社会保障制度改革の司令塔となる「全世代型社会保障検討会議」をめぐり、政府が12月中旬にまとめる中間報告に医療改革の方向性も盛り込む方向で検討していることがわかった。当初は年金や雇用などの課題に先に取り組み、医療は来年から本格的に議論する予定だったが、「社保改革の全体像を示すために医療改革は不可避」(政府関係者)と判断し、前倒しする。

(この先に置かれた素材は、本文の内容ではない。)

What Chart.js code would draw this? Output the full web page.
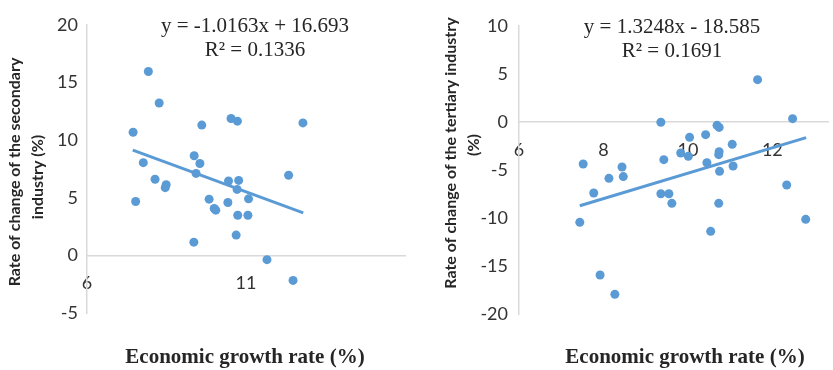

26日の検討会議の第4回会合で、年金、雇用と合わせ医療改革も取り上げる。
安倍晋三首相は9月20日の初会合で「少子高齢化と人生100年時代を見据え、年金、医療、介護、労働にわたる持続可能な改革を検討する」と表明。これまで、高齢者の就業機会の確保や公的年金の受給開始時期の上限年齢引き上げ、パートなど短時間労働者への厚生年金の適用拡大などを議論してきた。
政府は中間報告を踏まえ、来年の通常国会に年金や介護の制度改革関連法案を提出する予定だ。
一方、医療は年末の中間報告に方向性を盛り込まない方針だった。だが、75歳以上の後期高齢者が団塊世代の影響で増える令和4年から医療費の急激な膨張が予想され、給付と負担の見直しは急務となっている。
26日以降、年内に複数開く会議では、医療機関での後期高齢者の窓口負担の引き上げや、外来受診時に一定額を上乗せする受診時定額負担の導入などを議論し、改革の方向性を中間報告で示す。
当初は、医療制度改革の方向性を来年夏に策定する経済財政運営の指針「骨太方針」に盛り込み、医療制度改革関連法案を3年の通常国会に提出する予定だった。ただ、会議の結論次第では、医療分野の給付と負担の見直しを前倒しし、来年の通常国会に年金などと一体化して法案を提出することも検討する。